**Given request:** Skipping all pictures, set down the lines of the listing from the first through the one with "219, 204, 197];".

**Data extract:**
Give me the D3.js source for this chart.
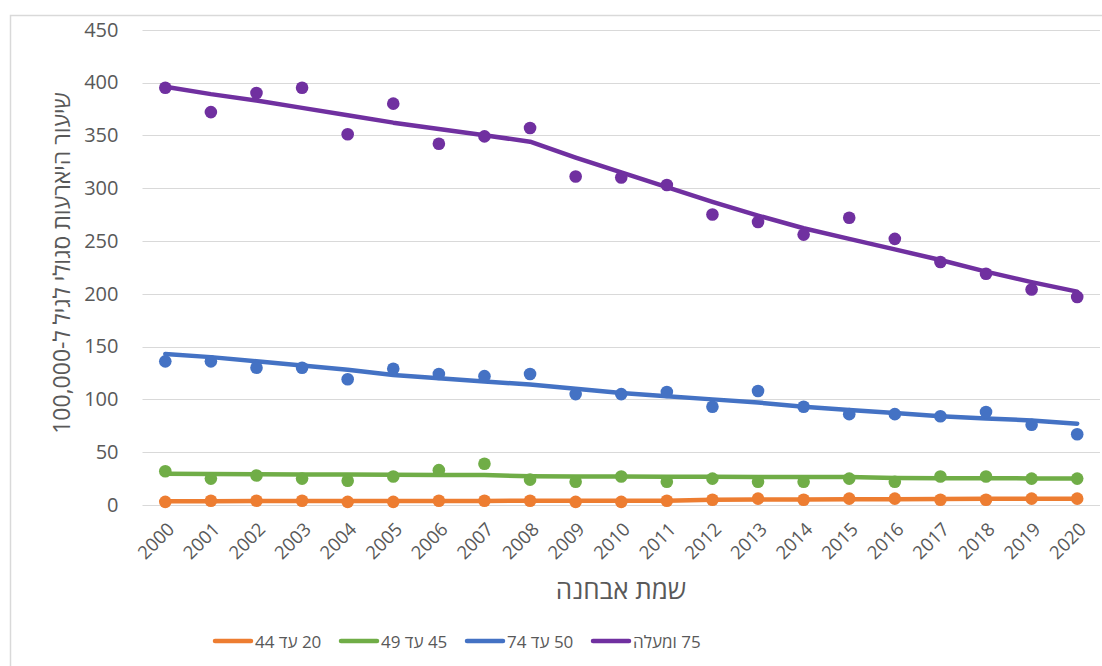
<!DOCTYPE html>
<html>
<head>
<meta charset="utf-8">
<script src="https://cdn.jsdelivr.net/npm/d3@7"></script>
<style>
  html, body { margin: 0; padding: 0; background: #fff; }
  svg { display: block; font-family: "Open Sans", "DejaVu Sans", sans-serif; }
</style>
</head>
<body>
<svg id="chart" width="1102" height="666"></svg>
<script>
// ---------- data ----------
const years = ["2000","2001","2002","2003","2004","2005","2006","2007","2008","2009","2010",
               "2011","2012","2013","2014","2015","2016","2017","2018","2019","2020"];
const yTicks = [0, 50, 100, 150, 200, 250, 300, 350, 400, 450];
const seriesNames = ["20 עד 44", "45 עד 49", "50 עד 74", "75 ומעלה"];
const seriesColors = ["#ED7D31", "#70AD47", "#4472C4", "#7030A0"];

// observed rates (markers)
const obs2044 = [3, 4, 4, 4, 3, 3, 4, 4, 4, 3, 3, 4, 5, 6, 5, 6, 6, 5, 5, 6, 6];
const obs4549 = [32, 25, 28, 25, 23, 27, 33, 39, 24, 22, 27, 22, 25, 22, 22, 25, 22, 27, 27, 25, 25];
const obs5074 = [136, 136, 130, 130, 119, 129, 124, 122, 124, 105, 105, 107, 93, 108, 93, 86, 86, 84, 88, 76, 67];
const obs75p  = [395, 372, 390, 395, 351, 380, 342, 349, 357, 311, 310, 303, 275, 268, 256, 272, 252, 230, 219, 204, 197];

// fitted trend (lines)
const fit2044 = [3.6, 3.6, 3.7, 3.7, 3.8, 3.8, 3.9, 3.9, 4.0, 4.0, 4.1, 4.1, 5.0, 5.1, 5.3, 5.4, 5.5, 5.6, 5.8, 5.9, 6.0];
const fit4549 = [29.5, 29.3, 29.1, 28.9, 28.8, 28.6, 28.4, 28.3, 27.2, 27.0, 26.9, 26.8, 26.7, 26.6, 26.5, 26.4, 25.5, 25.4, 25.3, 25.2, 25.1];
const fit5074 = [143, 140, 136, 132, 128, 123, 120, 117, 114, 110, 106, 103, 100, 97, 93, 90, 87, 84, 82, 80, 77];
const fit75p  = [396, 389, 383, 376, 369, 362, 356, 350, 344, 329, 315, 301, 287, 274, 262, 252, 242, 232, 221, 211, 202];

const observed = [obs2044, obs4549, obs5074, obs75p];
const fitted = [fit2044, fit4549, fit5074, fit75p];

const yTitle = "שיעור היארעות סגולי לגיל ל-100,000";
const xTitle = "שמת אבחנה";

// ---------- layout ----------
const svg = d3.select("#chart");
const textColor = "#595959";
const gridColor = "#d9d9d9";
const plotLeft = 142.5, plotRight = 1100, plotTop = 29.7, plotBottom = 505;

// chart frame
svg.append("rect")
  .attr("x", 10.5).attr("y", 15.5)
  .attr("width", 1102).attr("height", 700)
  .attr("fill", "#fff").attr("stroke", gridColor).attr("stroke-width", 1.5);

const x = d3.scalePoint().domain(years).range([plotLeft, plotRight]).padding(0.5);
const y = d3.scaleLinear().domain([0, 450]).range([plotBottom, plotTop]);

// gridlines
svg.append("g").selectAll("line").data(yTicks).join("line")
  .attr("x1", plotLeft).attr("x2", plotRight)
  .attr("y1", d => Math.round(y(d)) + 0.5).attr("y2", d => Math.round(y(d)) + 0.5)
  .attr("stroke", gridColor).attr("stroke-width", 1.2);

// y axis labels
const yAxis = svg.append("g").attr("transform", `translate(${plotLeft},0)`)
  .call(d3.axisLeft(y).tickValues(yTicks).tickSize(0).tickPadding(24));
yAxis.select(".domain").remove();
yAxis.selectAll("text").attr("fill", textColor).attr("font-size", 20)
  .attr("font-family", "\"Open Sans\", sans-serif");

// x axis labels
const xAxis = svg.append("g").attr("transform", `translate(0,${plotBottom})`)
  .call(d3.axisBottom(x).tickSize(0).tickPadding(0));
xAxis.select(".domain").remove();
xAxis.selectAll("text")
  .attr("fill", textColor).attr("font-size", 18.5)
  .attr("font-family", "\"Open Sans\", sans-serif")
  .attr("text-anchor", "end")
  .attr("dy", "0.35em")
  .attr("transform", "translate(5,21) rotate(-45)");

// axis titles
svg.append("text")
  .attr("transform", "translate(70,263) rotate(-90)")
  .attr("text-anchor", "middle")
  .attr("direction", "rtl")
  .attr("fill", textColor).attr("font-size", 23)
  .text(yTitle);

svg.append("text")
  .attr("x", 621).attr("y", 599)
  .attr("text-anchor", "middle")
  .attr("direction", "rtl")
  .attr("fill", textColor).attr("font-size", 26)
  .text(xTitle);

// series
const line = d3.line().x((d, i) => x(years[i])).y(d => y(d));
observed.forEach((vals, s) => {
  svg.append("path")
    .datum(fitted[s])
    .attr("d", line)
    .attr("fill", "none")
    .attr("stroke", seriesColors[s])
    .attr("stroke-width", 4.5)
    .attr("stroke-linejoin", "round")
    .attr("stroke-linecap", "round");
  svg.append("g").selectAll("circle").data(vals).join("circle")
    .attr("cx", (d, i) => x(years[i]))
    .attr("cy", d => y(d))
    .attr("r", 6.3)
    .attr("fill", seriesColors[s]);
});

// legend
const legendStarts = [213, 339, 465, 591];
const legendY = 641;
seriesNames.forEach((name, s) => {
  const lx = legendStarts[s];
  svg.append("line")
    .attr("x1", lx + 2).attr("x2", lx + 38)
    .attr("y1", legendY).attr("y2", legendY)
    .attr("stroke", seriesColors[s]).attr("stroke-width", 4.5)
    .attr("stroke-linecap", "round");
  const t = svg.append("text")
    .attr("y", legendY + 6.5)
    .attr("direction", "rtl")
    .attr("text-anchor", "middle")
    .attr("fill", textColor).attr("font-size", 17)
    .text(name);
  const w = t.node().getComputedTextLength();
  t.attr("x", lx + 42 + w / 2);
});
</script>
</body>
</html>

**Result for this exercise:**
Give me the D3.js source for this chart.
<!DOCTYPE html>
<html>
<head>
<meta charset="utf-8">
<script src="https://cdn.jsdelivr.net/npm/d3@7"></script>
<style>
  html, body { margin: 0; padding: 0; background: #fff; }
  svg { display: block; font-family: "Open Sans", "DejaVu Sans", sans-serif; }
</style>
</head>
<body>
<svg id="chart" width="1102" height="666"></svg>
<script>
// ---------- data ----------
const years = ["2000","2001","2002","2003","2004","2005","2006","2007","2008","2009","2010",
               "2011","2012","2013","2014","2015","2016","2017","2018","2019","2020"];
const yTicks = [0, 50, 100, 150, 200, 250, 300, 350, 400, 450];
const seriesNames = ["20 עד 44", "45 עד 49", "50 עד 74", "75 ומעלה"];
const seriesColors = ["#ED7D31", "#70AD47", "#4472C4", "#7030A0"];

// observed rates (markers)
const obs2044 = [3, 4, 4, 4, 3, 3, 4, 4, 4, 3, 3, 4, 5, 6, 5, 6, 6, 5, 5, 6, 6];
const obs4549 = [32, 25, 28, 25, 23, 27, 33, 39, 24, 22, 27, 22, 25, 22, 22, 25, 22, 27, 27, 25, 25];
const obs5074 = [136, 136, 130, 130, 119, 129, 124, 122, 124, 105, 105, 107, 93, 108, 93, 86, 86, 84, 88, 76, 67];
const obs75p  = [395, 372, 390, 395, 351, 380, 342, 349, 357, 311, 310, 303, 275, 268, 256, 272, 252, 230, 219, 204, 197];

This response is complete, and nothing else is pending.